Domestic Supplies (Quality)


asked the Minister of Fuel and Power what has been the result of his review with the National Coal Board of the problems of supply of coal which he undertook as a matter of urgent importance on 20th March, 1950.

The Coal Board have made a redoubled drive for cleaner coal during the past six months. They have taken measures in all divisions to ensure the cleaner filling of coal and better picking. They have arranged for the discussion of the question in all colliery consultative committees, and. with the co-operation of the National Union of Mine workers, they have taken many other steps to make all their workers "clean coal conscious." After discussion with the distributive trade, the Board have withdrawn some coals which are inherently unsuitable for the domestic market.

The Board report, and the distributive trade agree, that there has been an improvement in the condition in which household coal now reaches merchants. The Board will not be satisfied until they have greatly increased their mechanical cleaning plant, and until the total output of coal permits them to supply the householders in each region of the country with the kinds and grades of coal, which they respectively desire.

While appreciating that there has been some improvement in quality, may I ask if the Minister will assure the House that the Coal Board will refrain from forcing on consumers types of coal not suitable and, if evidence of this kind is brought to him, will he give attention to it?

Certainly, Sir. I will give attention to any evidence, but it is certain that some kinds of coal will have to be sent to districts which do not gladly receive it. Leicestershire coal is readily burned in grates in Leicester, but nowhere else, because people do not know how to use it. Merchants are trying to teach people how to use unfamiliar coals.

When the right hon. Gentleman said "redoubled" did he really mean redoubled, multiplied by four?

Is my right hon. Friend aware that many of the clear coal seams, particularly in Lancashire, are worked out and that we have to resort to winning seams which bear a great percentage of foreign matter? Is he further aware that the screening plants in Lancashire are only 42 per cent. equal to dealing with the correct screening of the coal?

Yes, Sir. I have masses of statistics which support exactly what my hon. Friend has said.

Production And Consumption


asked the Minister of Fuel and Power if he will give a forecast of the total production of coal and also inland consumption of coal over each of the next two years.

I regret that I am unable at present to make the forecast for which the hon. Member asks.

No, Sir. Every year, in the Economic Survey, we make an estimate of the consumption and output for the year. I do not want to anticipate that.

When are we to reach the same production of deep-mined coal as we had before the war?

Can my right hon. Friend say whether there has been an increase in coal production this year compared with last year?

Yes, Sir. There certainly has been—more than two million tons more.

Are there not estimates for two years ahead? As the normal planning is for five years ahead, why cannot the House have these figures?

There are estimates but they are not in a condition in which I would like to publish them now.

In view of the deplorable remarks of the Minister, I beg to give notice that I will raise the matter on the Adjournment.

Horticultural Fuel (Prices)


asked the Minister of Fuel and Power if he can give the precise prices which have to be paid by purchasers of horticultural fuel, including the grades and prices of anthracite coal, in the various regions throughout the country.

I assume my hon.
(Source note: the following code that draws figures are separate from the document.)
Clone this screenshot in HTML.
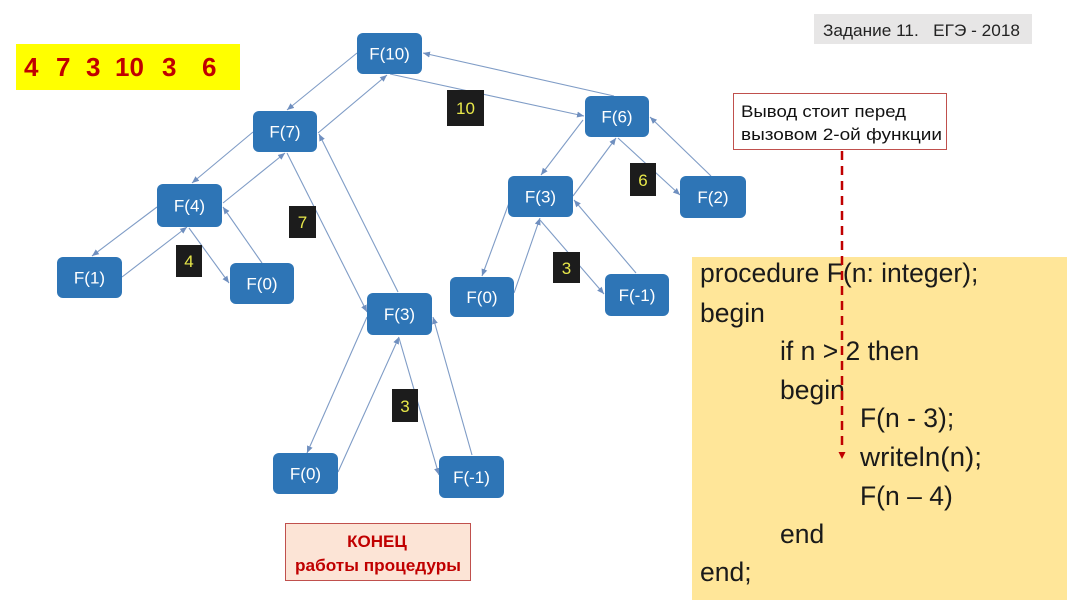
<!DOCTYPE html>
<html><head><meta charset="utf-8"><style>
html,body{margin:0;padding:0;background:#fff;}
body{width:1067px;height:600px;overflow:hidden;position:relative;font-family:"Liberation Sans",sans-serif;}
svg{position:absolute;left:0;top:0;}
</style></head><body>
<svg width="1067" height="600" viewBox="0 0 1067 600" xmlns="http://www.w3.org/2000/svg">
<defs>
<marker id="a" markerUnits="userSpaceOnUse" markerWidth="8" markerHeight="8" refX="7" refY="4" orient="auto">
<path d="M0,1 L7,4 L0,7 z" fill="#6f8fbf"/>
</marker>
</defs>
<!-- procedure box -->
<rect x="692" y="257" width="375" height="343" fill="#ffe699"/>
<!-- yellow numbers -->
<rect x="16" y="44" width="224" height="46" fill="#ffff00"/>
<g font-family="Liberation Sans, sans-serif" font-weight="bold" font-size="26" fill="#c00000">
<text x="24" y="76">4</text><text x="56" y="76">7</text><text x="86" y="76">3</text><text x="115" y="76">10</text><text x="162" y="76">3</text><text x="202" y="76">6</text>
</g>
<!-- title -->
<rect x="814" y="14" width="218" height="30" fill="#e7e6e6"/>
<text x="823" y="36" font-size="16.5" fill="#222" font-family="Liberation Sans, sans-serif" xml:space="preserve" textLength="197" lengthAdjust="spacingAndGlyphs">Задание 11.   ЕГЭ - 2018</text>
<!-- note box -->
<rect x="733.5" y="93.5" width="213" height="56" fill="#fff" stroke="#c0504d" stroke-width="1"/>
<text x="741" y="117" font-size="17" fill="#111" font-family="Liberation Sans, sans-serif" textLength="165" lengthAdjust="spacingAndGlyphs">Вывод стоит перед</text>
<text x="741" y="140" font-size="17" fill="#111" font-family="Liberation Sans, sans-serif" textLength="201" lengthAdjust="spacingAndGlyphs">вызовом 2-ой функции</text>
<!-- connectors -->
<g stroke="#7f9cc6" stroke-width="1.1" fill="none" marker-end="url(#a)">
<line x1="357" y1="53" x2="287" y2="110"/>
<line x1="318" y1="133" x2="387" y2="75"/>
<line x1="253" y1="132" x2="192" y2="183"/>
<line x1="223" y1="203" x2="285" y2="153"/>
<line x1="157" y1="207" x2="92" y2="256"/>
<line x1="122" y1="277" x2="187" y2="227"/>
<line x1="189" y1="228" x2="229" y2="283"/>
<line x1="262" y1="263" x2="223" y2="207"/>
<line x1="287" y1="153" x2="367" y2="312"/>
<line x1="398" y1="292" x2="319" y2="134"/>
<line x1="390" y1="74" x2="584" y2="116"/>
<line x1="614" y1="96" x2="423" y2="53"/>
<line x1="583" y1="120" x2="541" y2="175"/>
<line x1="573" y1="196" x2="616" y2="138"/>
<line x1="618" y1="138" x2="680" y2="195"/>
<line x1="711" y1="176" x2="650" y2="117"/>
<line x1="509" y1="203" x2="482" y2="276"/>
<line x1="514" y1="293" x2="540" y2="218"/>
<line x1="540" y1="220" x2="604" y2="294"/>
<line x1="636" y1="273" x2="574" y2="200"/>
<line x1="367" y1="317" x2="307" y2="453"/>
<line x1="338" y1="472" x2="399" y2="337"/>
<line x1="399" y1="338" x2="439" y2="475"/>
<line x1="472" y1="455" x2="433" y2="317"/>
</g>
<!-- nodes -->
<g fill="#2e75b6">
<rect x="357" y="33" width="65" height="41" rx="6"/>
<rect x="253" y="111" width="64" height="41" rx="6"/>
<rect x="157" y="184" width="65" height="43" rx="6"/>
<rect x="57" y="257" width="65" height="41" rx="6"/>
<rect x="230" y="263" width="64" height="41" rx="6"/>
<rect x="367" y="293" width="65" height="42" rx="6"/>
<rect x="273" y="453" width="65" height="41" rx="6"/>
<rect x="439" y="456" width="65" height="42" rx="6"/>
<rect x="585" y="96" width="64" height="41" rx="6"/>
<rect x="508" y="176" width="65" height="41" rx="6"/>
<rect x="680" y="176" width="66" height="42" rx="6"/>
<rect x="450" y="277" width="64" height="40" rx="6"/>
<rect x="605" y="274" width="64" height="42" rx="6"/>
</g>
<g fill="#fff" font-size="17" text-anchor="middle" font-family="Liberation Sans, sans-serif">
<text x="389.5" y="59.5">F(10)</text>
<text x="285" y="137.5">F(7)</text>
<text x="189.5" y="211.5">F(4)</text>
<text x="89.5" y="283.5">F(1)</text>
<text x="262" y="289.5">F(0)</text>
<text x="399.5" y="320">F(3)</text>
<text x="305.5" y="479.5">F(0)</text>
<text x="471.5" y="483">F(-1)</text>
<text x="617" y="122.5">F(6)</text>
<text x="540.5" y="202.5">F(3)</text>
<text x="713" y="203">F(2)</text>
<text x="482" y="303">F(0)</text>
<text x="637" y="301">F(-1)</text>
</g>
<!-- labels -->
<g fill="#1c1c1c">
<rect x="447" y="90" width="37" height="36"/>
<rect x="289" y="206" width="27" height="32"/>
<rect x="176" y="245" width="26" height="32"/>
<rect x="630" y="163" width="26" height="33"/>
<rect x="553" y="252" width="27" height="31"/>
<rect x="392" y="389" width="26" height="33"/>
</g>
<g fill="#e8e84a" font-size="17" text-anchor="middle" font-family="Liberation Sans, sans-serif">
<text x="465.5" y="114">10</text>
<text x="302.5" y="228">7</text>
<text x="189" y="267">4</text>
<text x="643" y="186">6</text>
<text x="566.5" y="274">3</text>
<text x="405" y="412">3</text>
</g>
<!-- KONEC box -->
<rect x="285.5" y="523.5" width="185" height="57" fill="#fce4d6" stroke="#c0504d" stroke-width="1"/>
<text x="377" y="547" font-size="17" font-weight="bold" fill="#c00000" text-anchor="middle" font-family="Liberation Sans, sans-serif">КОНЕЦ</text>
<text x="378" y="571" font-size="17" font-weight="bold" fill="#c00000" text-anchor="middle" font-family="Liberation Sans, sans-serif" textLength="166" lengthAdjust="spacingAndGlyphs">работы процедуры</text>
<!-- code -->
<g font-size="26.5" fill="#1a1a1a" font-family="Liberation Sans, sans-serif">
<text x="700" y="282">procedure F(n: integer);</text>
<text x="700" y="322">begin</text>
<text x="780" y="360">if n &gt; 2 then</text>
<text x="780" y="399">begin</text>
<text x="860" y="427">F(n - 3);</text>
<text x="860" y="466" textLength="122" lengthAdjust="spacingAndGlyphs">writeln(n);</text>
<text x="860" y="505">F(n – 4)</text>
<text x="780" y="543">end</text>
<text x="700" y="581">end;</text>
</g>
<!-- red dashed -->
<line x1="842" y1="151" x2="842" y2="450" stroke="#c00000" stroke-width="2.5" stroke-dasharray="9,6"/>
<path d="M838.5,452 L845.5,452 L842,459 z" fill="#c00000"/>
</svg>
</body></html>
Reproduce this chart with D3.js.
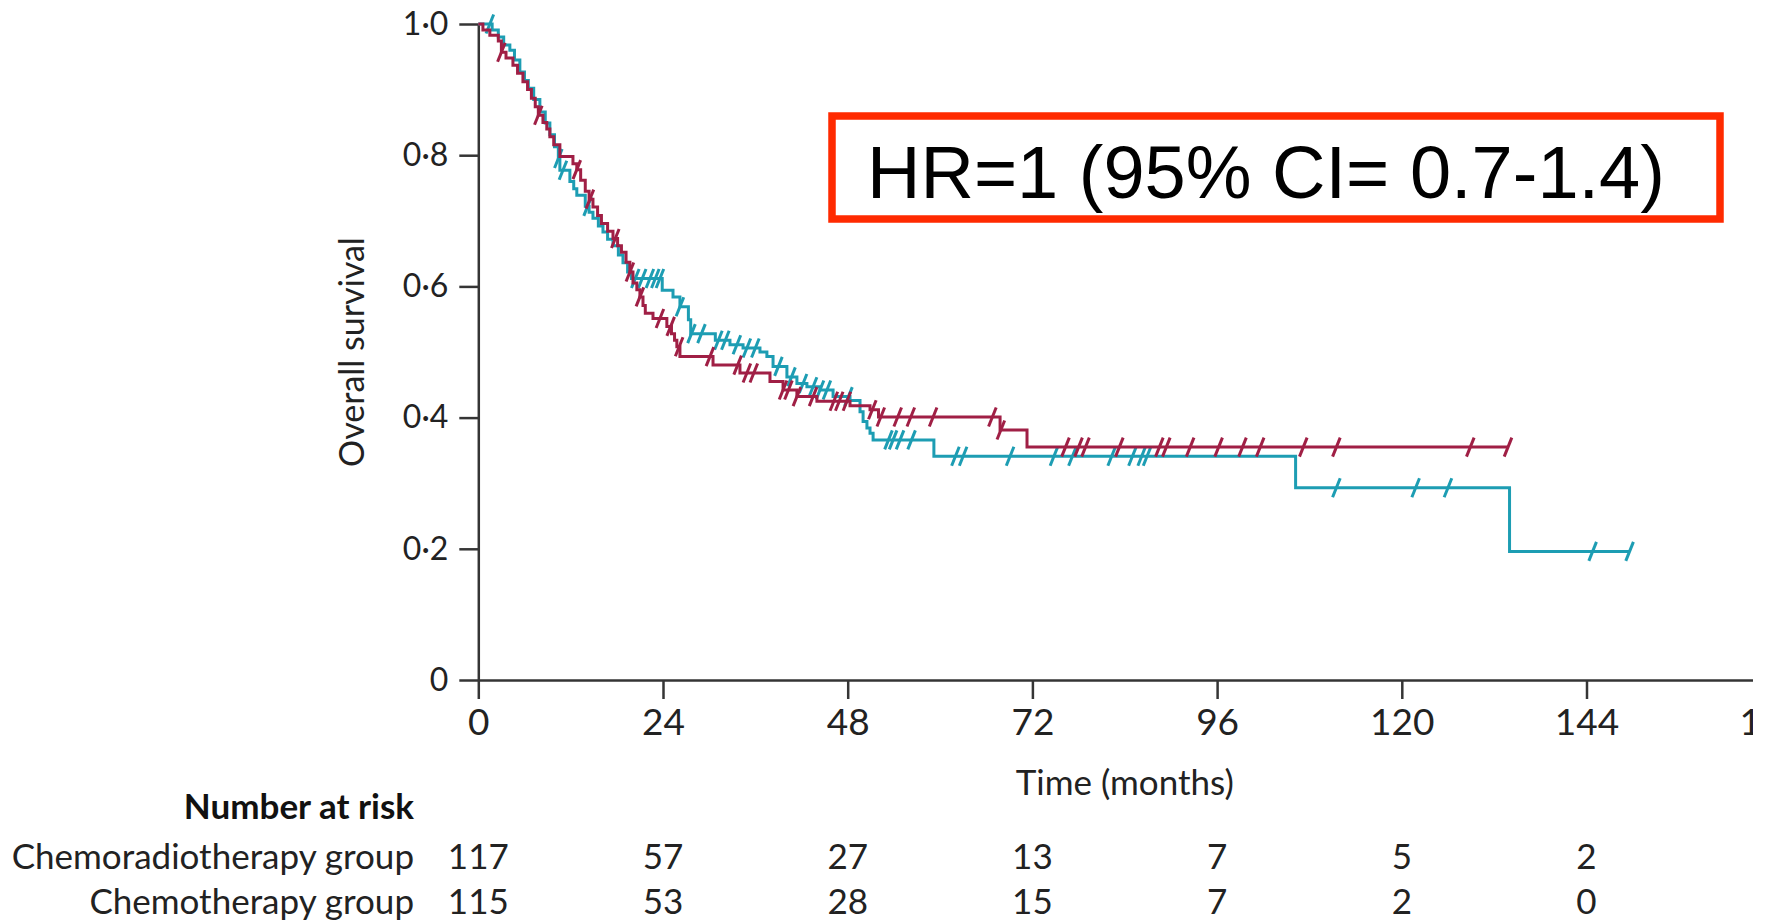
<!DOCTYPE html>
<html>
<head>
<meta charset="utf-8">
<script src="https://cdn.jsdelivr.net/npm/d3@7"></script>
<style>
  body { margin: 0; background: #fff; }
  svg { display: block; }
</style>
</head>
<body>
<div id="chart"></div>
<script>
// axis ticks
var timeTicks = [0, 24, 48, 72, 96, 120, 144, 168];
var survTicks = [0, 0.2, 0.4, 0.6, 0.8, 1.0];

// red curve: [month, survival] at each event
var redSteps = [[0,1],[0.6,0.991],[1.5,0.983],[2.6,0.974],[3.0,0.957],[3.6,0.948],[4.5,0.937],[5.1,0.925],
  [5.8,0.912],[6.4,0.9],[6.9,0.887],[7.4,0.874],[7.8,0.861],[8.4,0.85],[8.9,0.84],[9.3,0.828],[9.8,0.816],
  [10.6,0.798],[12.3,0.787],[12.8,0.778],[13.3,0.762],[13.9,0.745],[14.4,0.733],[14.9,0.721],[15.5,0.708],
  [16.0,0.696],[16.8,0.684],[17.5,0.673],[18.1,0.662],[18.6,0.652],[19.2,0.637],[19.7,0.622],[20.1,0.605],
  [20.6,0.595],[21.0,0.584],[21.4,0.571],[21.7,0.559],[22.7,0.551],[24.5,0.539],[25.1,0.528],[25.5,0.518],
  [25.8,0.508],[26.2,0.493],[30.5,0.48],[34.0,0.468],[37.9,0.455],[39.6,0.442],[41.4,0.432],[44.0,0.425],
  [48.3,0.418],[50.9,0.412],[52.0,0.401],[67.8,0.381],[71.3,0.355]];
var redEnd = 133.8;
var redCensor = [3.0, 7.8, 12.8, 14.5, 17.8, 19.7, 21.0, 23.6, 25.0, 26.1, 30.1, 33.7, 34.9, 35.8, 39.6,
  40.3, 41.4, 43.5, 46.2, 46.9, 47.9, 51.2, 52.3, 54.5, 56.2, 59.1, 66.8, 67.9, 76.3, 78.0, 78.9, 83.3,
  88.5, 89.4, 92.5, 96.2, 99.3, 101.6, 107.2, 111.5, 128.9, 133.8];

// teal curve
var tealSteps = [[0,1],[1.8,0.991],[2.6,0.98],[3.3,0.968],[4.1,0.96],[4.7,0.945],[5.4,0.927],[6.0,0.914],
  [6.5,0.902],[7.2,0.885],[8.0,0.866],[8.7,0.849],[9.3,0.831],[9.9,0.813],[10.4,0.795],[10.6,0.777],
  [11.9,0.76],[12.4,0.749],[12.8,0.739],[13.9,0.722],[14.4,0.713],[14.9,0.704],[15.6,0.692],[16.2,0.683],
  [16.8,0.672],[17.5,0.662],[18.2,0.648],[18.8,0.636],[19.4,0.622],[19.9,0.612],[23.9,0.594],[25.3,0.584],
  [26.2,0.569],[27.3,0.549],[27.6,0.528],[30.8,0.518],[32.7,0.511],[34.4,0.506],[36.6,0.5],[37.5,0.493],
  [38.3,0.478],[40.1,0.462],[41.4,0.452],[42.7,0.447],[44.4,0.442],[46.1,0.432],[48.3,0.426],[49.6,0.409],
  [50.0,0.394],[50.5,0.384],[50.9,0.376],[51.3,0.366],[59.2,0.341],[106.2,0.293],[134.0,0.196]];
var tealEnd = 149.6;
var tealCensor = [1.5, 10.4, 11.0, 14.2, 20.4, 21.3, 22.3, 23.0, 23.6, 26.2, 27.7, 29.0, 31.2, 32.1,
  33.6, 34.9, 36.0, 39.0, 40.7, 42.2, 43.5, 44.4, 45.3, 48.1, 53.3, 53.9, 54.8, 56.3, 62.0, 63.0,
  69.1, 74.8, 77.2, 82.3, 85.0, 86.2, 86.9, 111.5, 121.8, 126.0, 144.8, 149.6];

// number at risk table
var riskTimes = [0, 24, 48, 72, 96, 120, 144];
var riskGroups = ["Chemoradiotherapy group", "Chemotherapy group"];
var riskChemoradio = [117, 57, 27, 13, 7, 5, 2];
var riskChemo = [115, 53, 28, 15, 7, 2, 0];

var hrText = "HR=1 (95% CI= 0.7-1.4)";

var W = 1766, H = 922;
var font = "Lato, 'Open Sans', sans-serif";
var redCol = "#a01f45", tealCol = "#1d9db3", axisCol = "#353535";

var svg = d3.select("#chart").append("svg")
    .attr("width", W)
    .attr("height", H);

// picture was cut at the right edge
svg.append("clipPath").attr("id", "clip")
    .append("rect").attr("x", 0).attr("y", 0).attr("width", 1753).attr("height", H);

var g = svg.append("g").attr("clip-path", "url(#clip)");

var x = d3.scaleLinear().domain([0, 168]).range([478.3, 1771.2]);
var y = d3.scaleLinear().domain([0, 1]).range([680, 24]);

//y axis
var yAxis = d3.axisLeft(y)
    .tickValues(survTicks)
    .tickSize(19)
    .tickSizeOuter(0)
    .tickPadding(11)
    .tickFormat(function(d) {
        return d === 0 ? "0" : d3.format(".1f")(d).replace(".", "\u00b7");
    });
var ya = g.append("g")
    .attr("transform", "translate(" + x(0) + ",0)")
    .call(yAxis);
ya.selectAll("text").attr("font-family", font).attr("font-size", 32).attr("fill", "#222");

//x axis
var xAxis = d3.axisBottom(x)
    .tickValues(timeTicks)
    .tickSize(19)
    .tickSizeOuter(0)
    .tickPadding(10);
var xa = g.append("g")
    .attr("transform", "translate(0," + y(0) + ")")
    .call(xAxis);
xa.selectAll("text").attr("font-family", font).attr("font-size", 37).attr("fill", "#222");

g.selectAll(".domain, .tick line")
    .attr("stroke", axisCol)
    .attr("stroke-width", 2.5);

// axis titles
g.append("text")
    .attr("transform", "translate(364," + y(0.5) + ") rotate(-90)")
    .attr("text-anchor", "middle")
    .attr("font-family", font)
    .attr("font-size", 34)
    .attr("fill", "#222")
    .text("Overall survival");

g.append("text")
    .attr("x", x(84))
    .attr("y", 795)
    .attr("text-anchor", "middle")
    .attr("font-family", font)
    .attr("font-size", 35)
    .attr("fill", "#222")
    .text("Time (months)");

// ---- curves ----
var line = d3.line()
    .x(function(d) { return x(d[0]); })
    .y(function(d) { return y(d[1]); })
    .curve(d3.curveStepAfter);

var bis = d3.bisector(function(d) { return d[0]; }).right;

function drawCurve(steps, endT, censor, col) {
    var pts = steps.concat([[endT, steps[steps.length - 1][1]]]);
    g.append("path")
        .datum(pts)
        .attr("d", line)
        .attr("fill", "none")
        .attr("stroke", col)
        .attr("stroke-width", 3);

    g.selectAll(null)
        .data(censor)
        .enter().append("line")
        .attr("x1", function(d) { return x(d) - 3.8; })
        .attr("x2", function(d) { return x(d) + 3.8; })
        .attr("y1", function(d) { return y(steps[bis(steps, d) - 1][1]) + 9.5; })
        .attr("y2", function(d) { return y(steps[bis(steps, d) - 1][1]) - 9.5; })
        .attr("stroke", col)
        .attr("stroke-width", 3);
}
drawCurve(tealSteps, tealEnd, tealCensor, tealCol);
drawCurve(redSteps, redEnd, redCensor, redCol);

// ---- number at risk ----
g.append("text")
    .attr("x", 414)
    .attr("y", 819)
    .attr("text-anchor", "end")
    .attr("font-family", font)
    .attr("font-size", 35)
    .attr("font-weight", "bold")
    .attr("fill", "#111")
    .text("Number at risk");

var rows = [riskChemoradio, riskChemo];
var rowY = [869, 914];
rows.forEach(function(vals, i) {
    g.append("text")
        .attr("x", 414)
        .attr("y", rowY[i])
        .attr("text-anchor", "end")
        .attr("font-family", font)
        .attr("font-size", 35)
        .attr("fill", "#222")
        .text(riskGroups[i]);
    g.selectAll(null)
        .data(vals)
        .enter().append("text")
        .attr("x", function(d, j) { return x(riskTimes[j]); })
        .attr("y", rowY[i])
        .attr("text-anchor", "middle")
        .attr("font-family", font)
        .attr("font-size", 35)
        .attr("fill", "#222")
        .text(function(d) { return d; });
});

// ---- HR box ----
g.append("rect")
    .attr("x", 832)
    .attr("y", 116)
    .attr("width", 888)
    .attr("height", 103)
    .attr("fill", "none")
    .attr("stroke", "#ff2a00")
    .attr("stroke-width", 7.5);

g.append("text")
    .attr("x", 867)
    .attr("y", 198)
    .attr("font-family", "'Liberation Sans', Arial, sans-serif")
    .attr("font-size", 74)
    .attr("fill", "#000")
    .text(hrText);
</script>
</body>
</html>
Friend is referring to the maximum retail prices of fuel which are fixed by my Department. These are settled by areas of which there are some hundreds. There are thousands of prices, which vary according to the quality of the coal, the distance of the consumer from the source of supply, the expenses of local distribution and so on. If my hon. Friend would specify the district, and, if possible, the type of fuel in which he is interested, I will endeavour to supply him with the information about price which he desires.